# Stucco Corner Bead to Concrete Blocks



## brenrobinsommer (Aug 27, 2008)

We have not done this before...only onto wood. We are trying to install the stucco corner beading to block walls with no luck. The nails don't seem to want to go through and into the blocks. Does anyone have any input on a way that would be easier?? Thanks

Sommers Concrete Pumping, INC


----------



## CJKarl (Nov 21, 2006)

I used them on a STO job. I just glued them up with stucco.


----------



## stuccoman (Sep 6, 2006)

Stubbyconcrete nails,light loads in a ramset, T-Nailer.


----------



## eoffmasonry (Jul 23, 2008)

I don't know alot about stucco work but I use 1/2" Ramset power point nails from Home Depot and a 3lb hammer to drive metal wall ties on to block.

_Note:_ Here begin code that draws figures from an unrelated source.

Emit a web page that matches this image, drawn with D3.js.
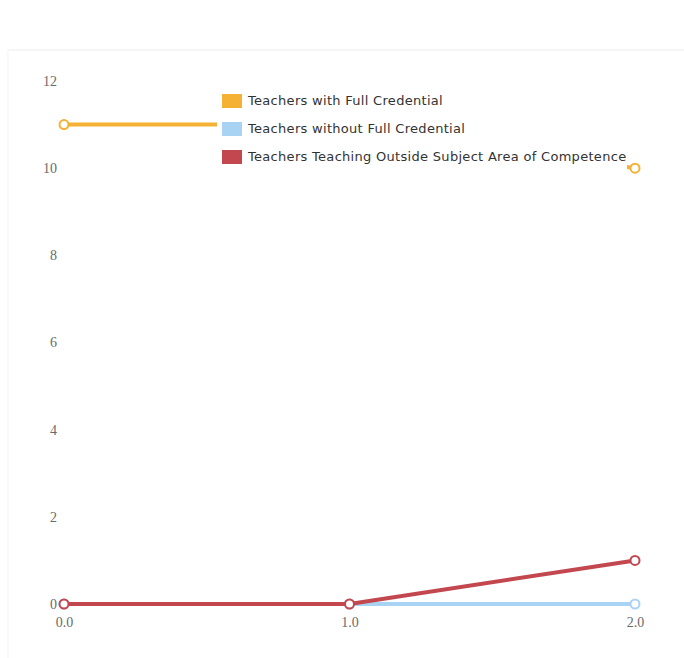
<!DOCTYPE html>
<html>
<head>
<meta charset="utf-8">
<script src="https://cdn.jsdelivr.net/npm/d3@7"></script>
<style>
  html, body { margin: 0; padding: 0; background: #fff; }
  svg { display: block; }
</style>
</head>
<body>
<svg id="chart" width="684" height="658"></svg>
<script>
// Categories along the x axis and staffing counts per series
const xValues = [0, 1, 2];
const xTickLabels = ["0.0", "1.0", "2.0"];
const yTicks = [0, 2, 4, 6, 8, 10, 12];
const seriesNames = [
  "Teachers with Full Credential",
  "Teachers without Full Credential",
  "Teachers Teaching Outside Subject Area of Competence"
];
const fullCredential = [11, 11, 10];
const withoutCredential = [0, 0, 0];
const outsideSubject = [0, 0, 1];
const seriesColors = ["#f4b133", "#a9d3f3", "#c2474f"];

const seriesValues = [fullCredential, withoutCredential, outsideSubject];
const series = seriesNames.map((name, i) => ({
  name,
  color: seriesColors[i],
  points: xValues.map((x, j) => ({ x, y: seriesValues[i][j] }))
}));

const svg = d3.select("#chart");

// faint frame lines
svg.append("line").attr("x1", 8).attr("x2", 684).attr("y1", 50).attr("y2", 50)
  .attr("stroke", "#ececec").attr("stroke-width", 1);
svg.append("line").attr("x1", 8).attr("x2", 8).attr("y1", 50).attr("y2", 658)
  .attr("stroke", "#f3f3f3").attr("stroke-width", 1);

const x = d3.scaleLinear().domain([0, 2]).range([64, 635]);
const y = d3.scaleLinear().domain([0, 12]).range([604, 81]);

// y axis labels
const yAxis = d3.axisLeft(y).tickValues(yTicks).tickFormat(d3.format("d")).tickSize(0).tickPadding(0);
const gy = svg.append("g").attr("transform", "translate(57,0)").call(yAxis);
gy.select(".domain").remove();
gy.selectAll("text")
  .attr("font-family", "Liberation Serif, serif")
  .attr("font-size", 14)
  .attr("fill", "#6a6a6a");

// x axis labels
const xAxis = d3.axisBottom(x).tickValues(xValues).tickFormat((d, i) => xTickLabels[i]).tickSize(0).tickPadding(0);
const gx = svg.append("g").attr("transform", "translate(0,617)").call(xAxis);
gx.select(".domain").remove();
gx.selectAll("text")
  .attr("font-family", "Liberation Serif, serif")
  .attr("font-size", 14)
  .attr("fill", "#6a6a6a");

const line = d3.line().x(d => x(d.x)).y(d => y(d.y));

series.forEach(s => {
  svg.append("path")
    .datum(s.points)
    .attr("d", line)
    .attr("fill", "none")
    .attr("stroke", s.color)
    .attr("stroke-width", 4)
    .attr("stroke-linejoin", "round");
  svg.append("g").selectAll("circle")
    .data(s.points)
    .join("circle")
    .attr("cx", d => x(d.x))
    .attr("cy", d => y(d.y))
    .attr("r", 4.5)
    .attr("fill", "#fff")
    .attr("stroke", s.color)
    .attr("stroke-width", 2);
});

// legend with opaque background
const legend = svg.append("g").attr("transform", "translate(217,88)");
legend.append("rect")
  .attr("x", 0).attr("y", 0).attr("width", 410).attr("height", 88)
  .attr("fill", "#fff");
series.forEach((s, i) => {
  const row = legend.append("g").attr("transform", `translate(5,${6 + i * 28})`);
  row.append("rect").attr("width", 20).attr("height", 14).attr("fill", s.color);
  row.append("text")
    .attr("x", 26).attr("y", 11)
    .attr("font-family", "DejaVu Sans, sans-serif")
    .attr("font-size", 13)
    .attr("letter-spacing", 0.3)
    .attr("fill", "#333")
    .text(s.name);
});
</script>
</body>
</html>
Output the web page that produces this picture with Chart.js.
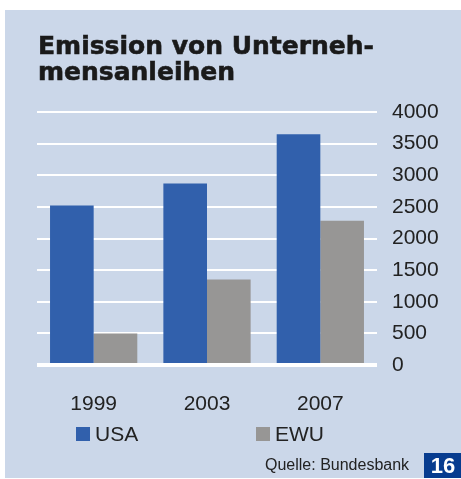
<!DOCTYPE html>
<html>
<head>
<meta charset="utf-8">
<script src="https://cdn.jsdelivr.net/npm/chart.js@4/dist/chart.umd.min.js"></script>
<style>
html,body{margin:0;padding:0;background:#fff;}
canvas{display:block;}
</style>
</head>
<body>
<canvas id="c" width="461" height="479"></canvas>
<script>
const categories = ['1999', '2003', '2007'];
const usaValues = [2520, 2870, 3650];
const ewuValues = [500, 1350, 2280];
const seriesNames = ['USA', 'EWU'];
const yTicks = [0, 500, 1000, 1500, 2000, 2500, 3000, 3500, 4000];
const titleLines = ['Emission von Unterneh-', 'mensanleihen'];
const sourceText = 'Quelle: Bundesbank';
const pageNumber = '16';

const PANEL = '#cbd7e9';
const BLUE = '#3160ac';
const GRAY = '#979695';
const TEXT = '#222222';

const decor = {
  id: 'decor',
  beforeDraw(chart) {
    const ctx = chart.ctx;
    ctx.save();
    ctx.fillStyle = '#ffffff';
    ctx.fillRect(0, 0, chart.width, chart.height);
    ctx.fillStyle = PANEL;
    ctx.fillRect(5, 10, chart.width - 5, chart.height - 11);
    // title
    ctx.fillStyle = '#1a1a1a';
    ctx.strokeStyle = '#1a1a1a';
    ctx.lineWidth = 0.6;
    ctx.font = 'bold 25px "DejaVu Sans"';
    ctx.textAlign = 'left';
    ctx.textBaseline = 'alphabetic';
    [[titleLines[0], 54], [titleLines[1], 80]].forEach(([t, y]) => {
      ctx.fillText(t, 38, y);
      ctx.strokeText(t, 38, y);
    });
    ctx.restore();
  },
  afterDraw(chart) {
    const ctx = chart.ctx;
    ctx.save();
    // legend
    const legendX = [76, 256];
    chart.data.datasets.forEach((ds, i) => {
      ctx.fillStyle = ds.backgroundColor;
      ctx.fillRect(legendX[i], 427, 14, 14);
      ctx.fillStyle = TEXT;
      ctx.font = '21px "Liberation Sans", Arial, sans-serif';
      ctx.textAlign = 'left';
      ctx.textBaseline = 'middle';
      ctx.fillText(ds.label, legendX[i] + 19, 435);
    });
    // source
    ctx.fillStyle = TEXT;
    ctx.font = '16px "Liberation Sans", Arial, sans-serif';
    ctx.textBaseline = 'alphabetic';
    ctx.fillText(sourceText, 265, 470);
    // page box
    ctx.fillStyle = '#073c8f';
    ctx.fillRect(424, 453, 37, 25);
    ctx.fillStyle = '#ffffff';
    ctx.font = 'bold 22px "Liberation Sans", Arial, sans-serif';
    ctx.textAlign = 'center';
    ctx.fillText(pageNumber, 443, 473);
    ctx.restore();
  }
};

new Chart(document.getElementById('c'), {
  type: 'bar',
  data: {
    labels: categories,
    datasets: [
      { label: seriesNames[0], data: usaValues, backgroundColor: BLUE, borderWidth: 0 },
      { label: seriesNames[1], data: ewuValues, backgroundColor: GRAY, borderWidth: 0 }
    ]
  },
  options: {
    responsive: false,
    animation: false,
    devicePixelRatio: 1,
    layout: { padding: { left: 37, top: 112, right: 0, bottom: 0 } },
    datasets: { bar: { categoryPercentage: 0.77, barPercentage: 1.0 } },
    plugins: {
      legend: { display: false },
      title: { display: false },
      tooltip: { enabled: false }
    },
    scales: {
      x: {
        grid: { display: false },
        border: { display: false },
        ticks: { padding: 19, color: TEXT, font: { size: 21, family: '"Liberation Sans", Arial, sans-serif' } },
        afterFit(scale) { scale.height = 114; }
      },
      y: {
        position: 'right',
        min: 0,
        max: 4000,
        afterBuildTicks(scale) { scale.ticks = yTicks.map(v => ({ value: v })); },
        ticks: {
          crossAlign: 'near',
          padding: 15,
          color: TEXT,
          font: { size: 21, family: '"Liberation Sans", Arial, sans-serif' },
          callback: v => String(v)
        },
        grid: {
          color: '#ffffff',
          lineWidth: ctx => (ctx.tick && ctx.tick.value === 0 ? 4 : 2),
          drawTicks: false
        },
        border: { display: false },
        afterFit(scale) { scale.width = 84; }
      }
    }
  },
  plugins: [decor]
});
</script>
</body>
</html>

I would try and nail into the mortar (bed) joints if the block are unfilled on the corners. If that dosn't work you could drill it and use a short drive in masonry anchor like red head or simpson strong-tie.


----------



## abbaj553 (Mar 9, 2012)

*concrete corner bead*

I've used concrete corner bead before. It's specialy made for concrete. It has a wider flange and looks like wire lath. I use tap con screws, not nails. Hope this helps.


----------



## Sir Mixalot (Jan 6, 2008)

Stubbies. :thumbsup:


----------